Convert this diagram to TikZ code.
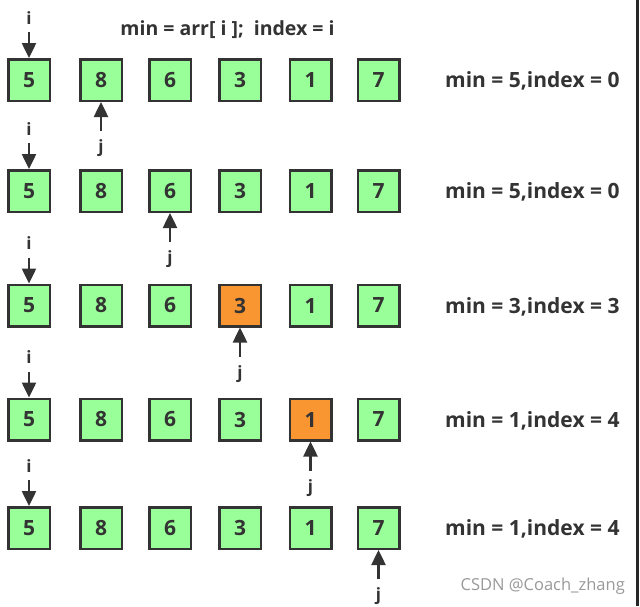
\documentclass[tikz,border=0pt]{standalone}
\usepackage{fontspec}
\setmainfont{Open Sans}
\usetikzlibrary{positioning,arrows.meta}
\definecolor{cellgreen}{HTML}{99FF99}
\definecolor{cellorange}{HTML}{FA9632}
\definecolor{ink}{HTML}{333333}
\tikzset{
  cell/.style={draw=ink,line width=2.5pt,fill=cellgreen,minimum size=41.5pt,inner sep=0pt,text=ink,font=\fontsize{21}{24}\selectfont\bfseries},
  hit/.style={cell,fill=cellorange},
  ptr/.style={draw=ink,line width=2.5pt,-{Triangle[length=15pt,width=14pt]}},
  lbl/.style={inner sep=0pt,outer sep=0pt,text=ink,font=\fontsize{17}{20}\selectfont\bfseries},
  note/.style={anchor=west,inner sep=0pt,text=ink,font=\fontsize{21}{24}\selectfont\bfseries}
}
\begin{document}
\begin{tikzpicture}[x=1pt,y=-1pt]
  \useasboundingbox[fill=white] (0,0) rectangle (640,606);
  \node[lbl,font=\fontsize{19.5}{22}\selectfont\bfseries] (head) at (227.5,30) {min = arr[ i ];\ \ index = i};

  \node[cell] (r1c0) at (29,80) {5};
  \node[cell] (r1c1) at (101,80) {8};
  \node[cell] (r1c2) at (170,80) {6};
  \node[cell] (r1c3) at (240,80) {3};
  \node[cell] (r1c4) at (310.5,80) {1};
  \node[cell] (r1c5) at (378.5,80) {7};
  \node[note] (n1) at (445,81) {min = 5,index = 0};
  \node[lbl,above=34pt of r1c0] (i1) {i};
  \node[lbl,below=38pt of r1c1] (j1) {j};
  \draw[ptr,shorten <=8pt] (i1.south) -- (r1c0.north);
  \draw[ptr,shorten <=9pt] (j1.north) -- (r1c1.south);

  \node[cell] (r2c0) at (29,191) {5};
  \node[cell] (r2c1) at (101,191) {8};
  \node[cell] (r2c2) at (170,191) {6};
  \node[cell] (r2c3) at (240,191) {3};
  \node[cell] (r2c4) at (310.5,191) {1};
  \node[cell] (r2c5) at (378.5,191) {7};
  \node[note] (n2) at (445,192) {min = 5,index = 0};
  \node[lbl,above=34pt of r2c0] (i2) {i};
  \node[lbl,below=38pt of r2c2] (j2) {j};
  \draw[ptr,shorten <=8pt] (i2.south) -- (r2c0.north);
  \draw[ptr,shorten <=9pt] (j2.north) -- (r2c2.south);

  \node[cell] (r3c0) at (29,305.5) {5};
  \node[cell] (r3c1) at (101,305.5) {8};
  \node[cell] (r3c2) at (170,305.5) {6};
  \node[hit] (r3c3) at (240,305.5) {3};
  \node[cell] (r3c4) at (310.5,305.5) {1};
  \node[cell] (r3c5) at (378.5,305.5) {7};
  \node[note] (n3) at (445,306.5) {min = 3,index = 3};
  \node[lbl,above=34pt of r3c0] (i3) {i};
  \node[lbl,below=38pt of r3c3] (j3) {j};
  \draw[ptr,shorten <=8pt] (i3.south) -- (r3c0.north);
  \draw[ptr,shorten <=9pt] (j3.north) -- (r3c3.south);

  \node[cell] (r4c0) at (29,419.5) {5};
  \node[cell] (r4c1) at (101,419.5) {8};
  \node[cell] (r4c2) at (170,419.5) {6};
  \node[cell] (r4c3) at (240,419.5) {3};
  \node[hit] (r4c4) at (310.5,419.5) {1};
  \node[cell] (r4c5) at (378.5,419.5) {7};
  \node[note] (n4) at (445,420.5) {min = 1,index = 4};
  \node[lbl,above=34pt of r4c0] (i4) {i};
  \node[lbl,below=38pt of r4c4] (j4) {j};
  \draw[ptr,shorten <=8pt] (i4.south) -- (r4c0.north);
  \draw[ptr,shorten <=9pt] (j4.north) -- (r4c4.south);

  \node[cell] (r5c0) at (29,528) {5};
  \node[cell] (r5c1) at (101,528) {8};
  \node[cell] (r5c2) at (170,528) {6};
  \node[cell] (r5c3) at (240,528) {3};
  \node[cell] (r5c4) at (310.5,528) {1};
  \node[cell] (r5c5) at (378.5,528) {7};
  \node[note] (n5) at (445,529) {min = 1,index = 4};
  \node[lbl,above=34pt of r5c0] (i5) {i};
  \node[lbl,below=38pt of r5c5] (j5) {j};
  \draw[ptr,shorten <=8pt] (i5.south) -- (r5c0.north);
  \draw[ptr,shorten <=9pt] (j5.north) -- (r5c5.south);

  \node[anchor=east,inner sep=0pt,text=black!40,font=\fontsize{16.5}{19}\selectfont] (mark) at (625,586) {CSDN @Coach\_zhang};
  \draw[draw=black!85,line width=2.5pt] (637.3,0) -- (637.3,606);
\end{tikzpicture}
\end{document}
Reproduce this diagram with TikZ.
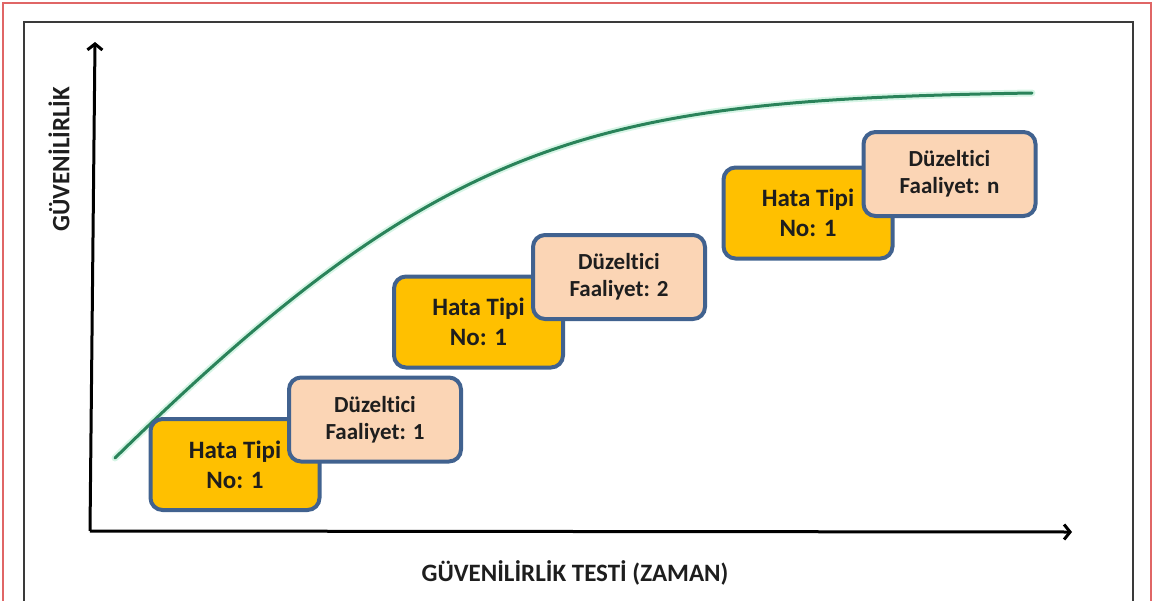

### YOUR GOAL
Your task is to restate word for word the lines from the top of the data to the line containing "(head) at (227.5,30)", both ends included, with every picture left out.

### WRITTEN SOLUTION
Convert this diagram to TikZ code.
\documentclass[tikz,border=0pt]{standalone}
\usepackage{fontspec}
\setmainfont{Open Sans}
\usetikzlibrary{positioning,arrows.meta}
\definecolor{cellgreen}{HTML}{99FF99}
\definecolor{cellorange}{HTML}{FA9632}
\definecolor{ink}{HTML}{333333}
\tikzset{
  cell/.style={draw=ink,line width=2.5pt,fill=cellgreen,minimum size=41.5pt,inner sep=0pt,text=ink,font=\fontsize{21}{24}\selectfont\bfseries},
  hit/.style={cell,fill=cellorange},
  ptr/.style={draw=ink,line width=2.5pt,-{Triangle[length=15pt,width=14pt]}},
  lbl/.style={inner sep=0pt,outer sep=0pt,text=ink,font=\fontsize{17}{20}\selectfont\bfseries},
  note/.style={anchor=west,inner sep=0pt,text=ink,font=\fontsize{21}{24}\selectfont\bfseries}
}
\begin{document}
\begin{tikzpicture}[x=1pt,y=-1pt]
  \useasboundingbox[fill=white] (0,0) rectangle (640,606);
  \node[lbl,font=\fontsize{19.5}{22}\selectfont\bfseries] (head) at (227.5,30) {min = arr[ i ];\ \ index = i};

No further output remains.